Required work: Produce an exact copy of the lines below that run from the line containing "Reproduce this chart with Chart.js." to the line containing "Serif', 'Times New", inclusive; any picture is omitted.
--- BEGIN Dataset rows ---
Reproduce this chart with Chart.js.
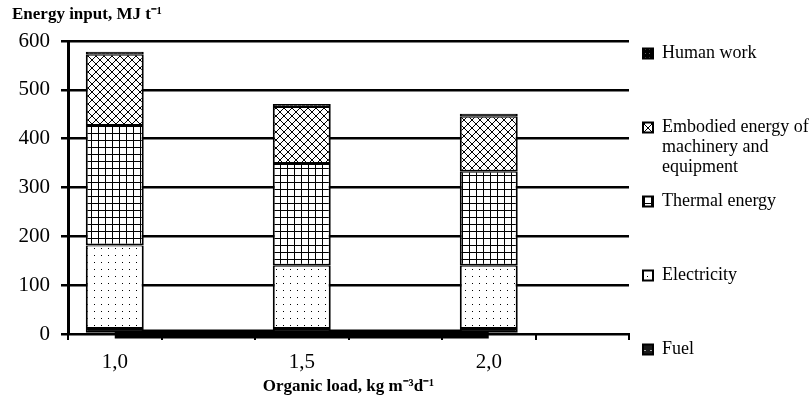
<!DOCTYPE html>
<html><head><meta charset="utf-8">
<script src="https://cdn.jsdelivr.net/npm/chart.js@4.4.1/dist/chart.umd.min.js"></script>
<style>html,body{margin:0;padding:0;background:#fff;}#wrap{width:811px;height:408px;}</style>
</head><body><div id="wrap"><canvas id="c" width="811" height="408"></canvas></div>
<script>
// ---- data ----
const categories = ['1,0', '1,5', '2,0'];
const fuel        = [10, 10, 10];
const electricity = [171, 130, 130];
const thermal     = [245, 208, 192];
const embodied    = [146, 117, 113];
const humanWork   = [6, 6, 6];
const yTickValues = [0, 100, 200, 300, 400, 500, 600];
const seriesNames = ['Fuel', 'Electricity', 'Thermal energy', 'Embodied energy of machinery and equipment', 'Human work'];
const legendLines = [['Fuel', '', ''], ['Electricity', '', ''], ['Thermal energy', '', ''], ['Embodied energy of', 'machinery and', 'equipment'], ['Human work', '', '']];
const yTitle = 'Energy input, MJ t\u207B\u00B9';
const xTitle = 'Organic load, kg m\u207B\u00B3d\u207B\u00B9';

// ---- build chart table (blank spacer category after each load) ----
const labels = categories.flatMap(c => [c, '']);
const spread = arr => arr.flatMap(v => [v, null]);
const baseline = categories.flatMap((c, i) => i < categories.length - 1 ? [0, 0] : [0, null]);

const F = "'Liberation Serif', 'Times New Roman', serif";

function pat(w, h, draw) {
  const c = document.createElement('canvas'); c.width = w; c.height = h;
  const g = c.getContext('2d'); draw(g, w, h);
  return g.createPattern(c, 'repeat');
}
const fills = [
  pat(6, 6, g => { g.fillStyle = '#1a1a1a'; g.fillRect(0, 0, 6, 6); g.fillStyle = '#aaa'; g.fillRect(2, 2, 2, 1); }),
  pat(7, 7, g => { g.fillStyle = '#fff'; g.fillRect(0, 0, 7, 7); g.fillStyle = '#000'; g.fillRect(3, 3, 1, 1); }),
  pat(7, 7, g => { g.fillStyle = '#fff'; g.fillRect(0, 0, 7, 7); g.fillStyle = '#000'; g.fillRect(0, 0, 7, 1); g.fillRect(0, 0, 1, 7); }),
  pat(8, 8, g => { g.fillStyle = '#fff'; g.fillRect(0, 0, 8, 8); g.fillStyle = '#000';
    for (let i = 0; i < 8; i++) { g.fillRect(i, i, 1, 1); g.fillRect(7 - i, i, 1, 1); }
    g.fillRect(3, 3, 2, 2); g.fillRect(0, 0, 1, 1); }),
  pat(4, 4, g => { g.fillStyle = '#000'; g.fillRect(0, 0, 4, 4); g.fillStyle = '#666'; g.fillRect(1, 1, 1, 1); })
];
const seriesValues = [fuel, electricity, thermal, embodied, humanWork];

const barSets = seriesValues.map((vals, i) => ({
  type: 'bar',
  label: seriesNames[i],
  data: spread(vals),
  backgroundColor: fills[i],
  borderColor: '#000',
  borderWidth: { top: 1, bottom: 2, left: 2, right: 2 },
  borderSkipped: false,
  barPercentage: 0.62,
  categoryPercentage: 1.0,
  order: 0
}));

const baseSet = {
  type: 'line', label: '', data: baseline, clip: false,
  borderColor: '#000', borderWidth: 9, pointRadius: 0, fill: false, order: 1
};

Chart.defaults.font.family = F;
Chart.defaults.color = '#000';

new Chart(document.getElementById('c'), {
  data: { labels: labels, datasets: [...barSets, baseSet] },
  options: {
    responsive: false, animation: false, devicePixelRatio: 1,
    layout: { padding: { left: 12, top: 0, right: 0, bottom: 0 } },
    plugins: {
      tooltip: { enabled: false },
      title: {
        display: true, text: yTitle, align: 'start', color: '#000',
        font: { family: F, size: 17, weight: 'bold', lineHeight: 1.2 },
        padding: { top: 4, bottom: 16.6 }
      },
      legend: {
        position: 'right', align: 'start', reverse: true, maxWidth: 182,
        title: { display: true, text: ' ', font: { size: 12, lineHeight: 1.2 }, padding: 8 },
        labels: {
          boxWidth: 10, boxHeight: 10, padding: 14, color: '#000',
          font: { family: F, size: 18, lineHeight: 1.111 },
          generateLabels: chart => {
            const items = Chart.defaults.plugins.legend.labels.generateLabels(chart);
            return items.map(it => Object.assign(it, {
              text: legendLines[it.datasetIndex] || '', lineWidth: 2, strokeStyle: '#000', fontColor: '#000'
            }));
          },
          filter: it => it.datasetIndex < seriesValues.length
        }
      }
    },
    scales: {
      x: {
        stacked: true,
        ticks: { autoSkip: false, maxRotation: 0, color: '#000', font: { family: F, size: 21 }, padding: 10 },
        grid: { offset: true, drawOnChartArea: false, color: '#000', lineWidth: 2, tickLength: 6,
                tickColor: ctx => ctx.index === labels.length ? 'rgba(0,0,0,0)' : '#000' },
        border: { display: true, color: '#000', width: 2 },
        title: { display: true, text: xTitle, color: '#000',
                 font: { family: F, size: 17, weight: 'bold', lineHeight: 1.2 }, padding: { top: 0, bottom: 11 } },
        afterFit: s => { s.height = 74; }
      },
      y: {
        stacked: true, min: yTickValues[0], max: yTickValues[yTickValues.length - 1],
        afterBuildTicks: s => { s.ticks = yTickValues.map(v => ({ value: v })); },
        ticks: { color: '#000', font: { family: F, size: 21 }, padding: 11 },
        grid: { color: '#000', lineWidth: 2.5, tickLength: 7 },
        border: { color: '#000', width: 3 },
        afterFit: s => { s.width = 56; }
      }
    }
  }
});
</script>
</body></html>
--- END Dataset rows ---
--- BEGIN Dataset rows ---
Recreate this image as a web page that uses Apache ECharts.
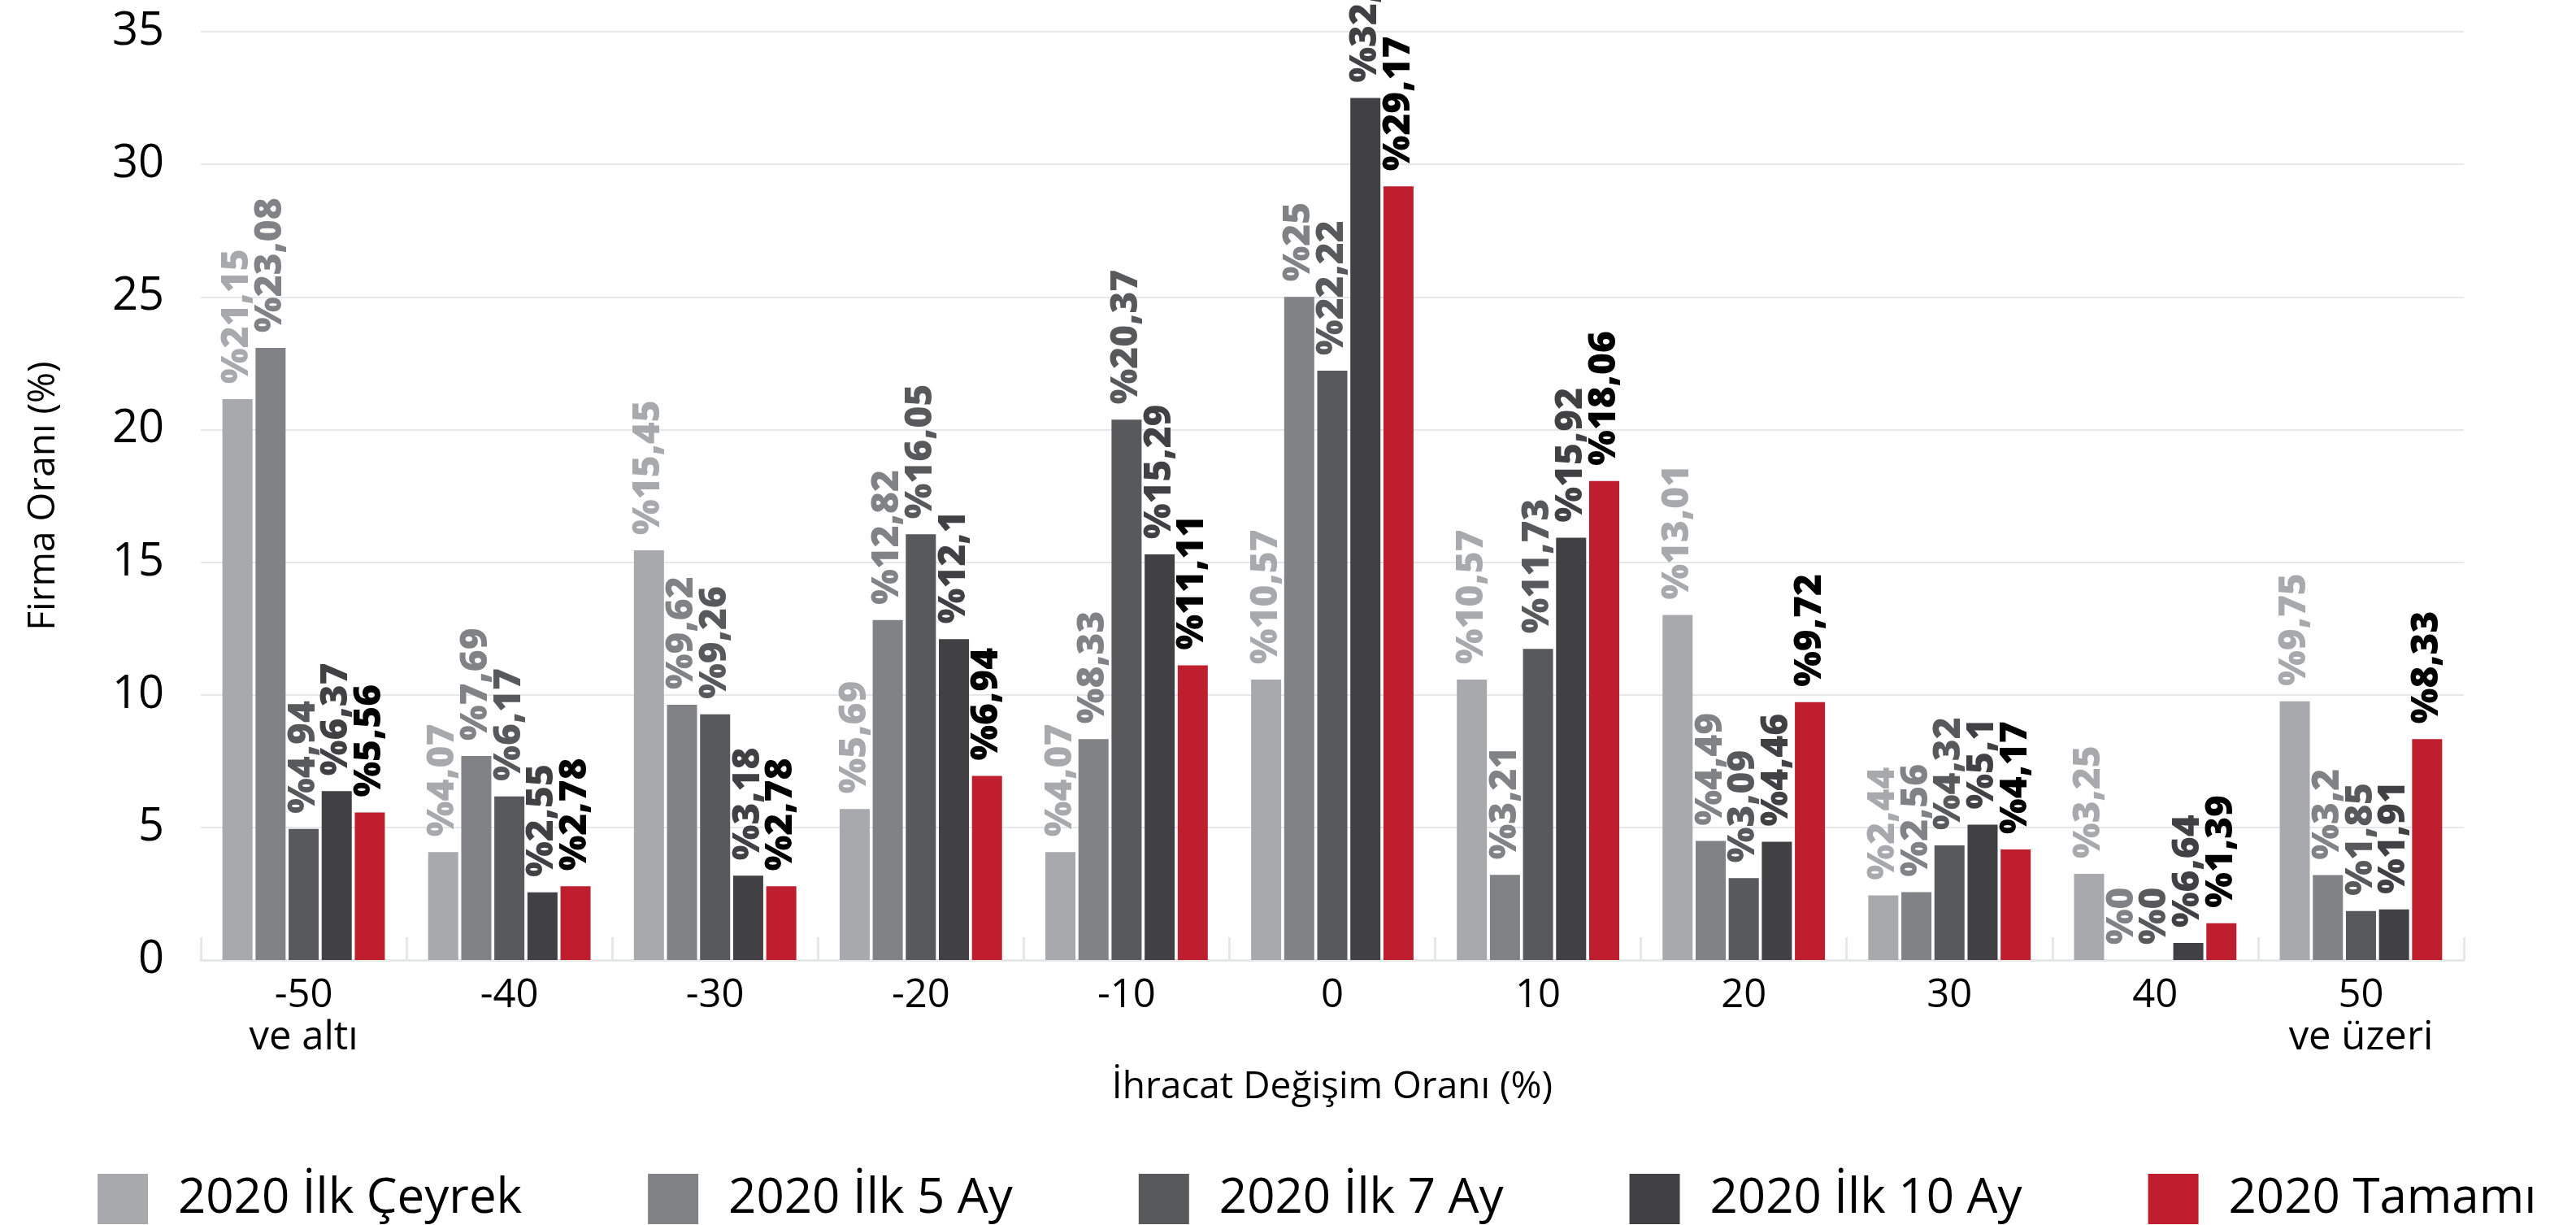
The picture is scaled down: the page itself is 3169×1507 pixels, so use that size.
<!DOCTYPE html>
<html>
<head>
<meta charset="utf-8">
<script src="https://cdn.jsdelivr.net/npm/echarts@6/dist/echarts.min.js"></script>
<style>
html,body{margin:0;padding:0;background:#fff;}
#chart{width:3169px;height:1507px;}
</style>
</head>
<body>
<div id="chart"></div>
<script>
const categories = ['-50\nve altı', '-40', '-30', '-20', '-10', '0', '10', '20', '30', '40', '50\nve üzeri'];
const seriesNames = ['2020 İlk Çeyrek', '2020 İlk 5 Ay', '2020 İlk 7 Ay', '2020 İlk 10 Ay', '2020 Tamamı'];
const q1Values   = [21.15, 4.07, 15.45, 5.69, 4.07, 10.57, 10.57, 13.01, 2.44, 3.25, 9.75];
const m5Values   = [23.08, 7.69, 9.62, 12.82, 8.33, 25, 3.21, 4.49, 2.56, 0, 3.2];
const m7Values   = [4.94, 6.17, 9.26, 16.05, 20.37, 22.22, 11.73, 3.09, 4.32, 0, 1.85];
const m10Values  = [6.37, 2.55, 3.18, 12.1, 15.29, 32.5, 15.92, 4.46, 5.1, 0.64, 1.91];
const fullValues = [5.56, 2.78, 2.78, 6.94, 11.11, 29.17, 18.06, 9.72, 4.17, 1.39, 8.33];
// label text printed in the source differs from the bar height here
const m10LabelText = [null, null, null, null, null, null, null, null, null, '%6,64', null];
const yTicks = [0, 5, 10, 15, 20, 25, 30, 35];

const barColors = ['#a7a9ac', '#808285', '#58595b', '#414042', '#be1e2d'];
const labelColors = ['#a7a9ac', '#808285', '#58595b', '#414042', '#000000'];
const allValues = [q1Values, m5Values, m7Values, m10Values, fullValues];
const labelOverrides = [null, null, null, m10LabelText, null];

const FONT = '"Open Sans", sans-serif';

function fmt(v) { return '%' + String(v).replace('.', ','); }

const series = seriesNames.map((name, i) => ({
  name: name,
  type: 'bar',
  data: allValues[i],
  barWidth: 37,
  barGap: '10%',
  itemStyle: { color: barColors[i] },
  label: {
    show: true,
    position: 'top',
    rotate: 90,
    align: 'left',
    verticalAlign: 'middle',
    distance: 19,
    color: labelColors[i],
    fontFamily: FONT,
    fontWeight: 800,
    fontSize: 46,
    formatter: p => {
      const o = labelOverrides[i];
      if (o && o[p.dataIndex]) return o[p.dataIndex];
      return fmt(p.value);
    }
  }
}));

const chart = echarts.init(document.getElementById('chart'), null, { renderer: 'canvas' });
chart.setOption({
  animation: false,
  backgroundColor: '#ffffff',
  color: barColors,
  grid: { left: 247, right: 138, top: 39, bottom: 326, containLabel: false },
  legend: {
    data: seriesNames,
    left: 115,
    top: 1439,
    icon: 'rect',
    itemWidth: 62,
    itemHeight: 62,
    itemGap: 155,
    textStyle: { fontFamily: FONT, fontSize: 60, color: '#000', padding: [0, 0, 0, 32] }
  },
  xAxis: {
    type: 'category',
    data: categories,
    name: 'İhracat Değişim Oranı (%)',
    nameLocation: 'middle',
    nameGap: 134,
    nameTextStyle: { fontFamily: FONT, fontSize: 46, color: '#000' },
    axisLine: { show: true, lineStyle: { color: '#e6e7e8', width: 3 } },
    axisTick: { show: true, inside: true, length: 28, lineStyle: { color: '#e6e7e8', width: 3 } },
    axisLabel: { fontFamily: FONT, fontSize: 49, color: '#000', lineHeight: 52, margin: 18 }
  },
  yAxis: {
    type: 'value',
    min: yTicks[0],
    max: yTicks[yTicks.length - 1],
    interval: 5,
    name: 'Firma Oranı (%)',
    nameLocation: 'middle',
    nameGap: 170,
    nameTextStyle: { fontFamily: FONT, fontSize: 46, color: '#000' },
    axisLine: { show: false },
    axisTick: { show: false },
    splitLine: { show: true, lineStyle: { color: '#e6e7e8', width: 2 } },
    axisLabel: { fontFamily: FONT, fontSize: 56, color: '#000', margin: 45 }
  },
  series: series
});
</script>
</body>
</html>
--- END Dataset rows ---
Output of the exercise:
Reproduce this chart with Chart.js.
<!DOCTYPE html>
<html><head><meta charset="utf-8">
<script src="https://cdn.jsdelivr.net/npm/chart.js@4.4.1/dist/chart.umd.min.js"></script>
<style>html,body{margin:0;padding:0;background:#fff;}#wrap{width:811px;height:408px;}</style>
</head><body><div id="wrap"><canvas id="c" width="811" height="408"></canvas></div>
<script>
// ---- data ----
const categories = ['1,0', '1,5', '2,0'];
const fuel        = [10, 10, 10];
const electricity = [171, 130, 130];
const thermal     = [245, 208, 192];
const embodied    = [146, 117, 113];
const humanWork   = [6, 6, 6];
const yTickValues = [0, 100, 200, 300, 400, 500, 600];
const seriesNames = ['Fuel', 'Electricity', 'Thermal energy', 'Embodied energy of machinery and equipment', 'Human work'];
const legendLines = [['Fuel', '', ''], ['Electricity', '', ''], ['Thermal energy', '', ''], ['Embodied energy of', 'machinery and', 'equipment'], ['Human work', '', '']];
const yTitle = 'Energy input, MJ t\u207B\u00B9';
const xTitle = 'Organic load, kg m\u207B\u00B3d\u207B\u00B9';

// ---- build chart table (blank spacer category after each load) ----
const labels = categories.flatMap(c => [c, '']);
const spread = arr => arr.flatMap(v => [v, null]);
const baseline = categories.flatMap((c, i) => i < categories.length - 1 ? [0, 0] : [0, null]);

const F = "'Liberation Serif', 'Times New Roman', serif";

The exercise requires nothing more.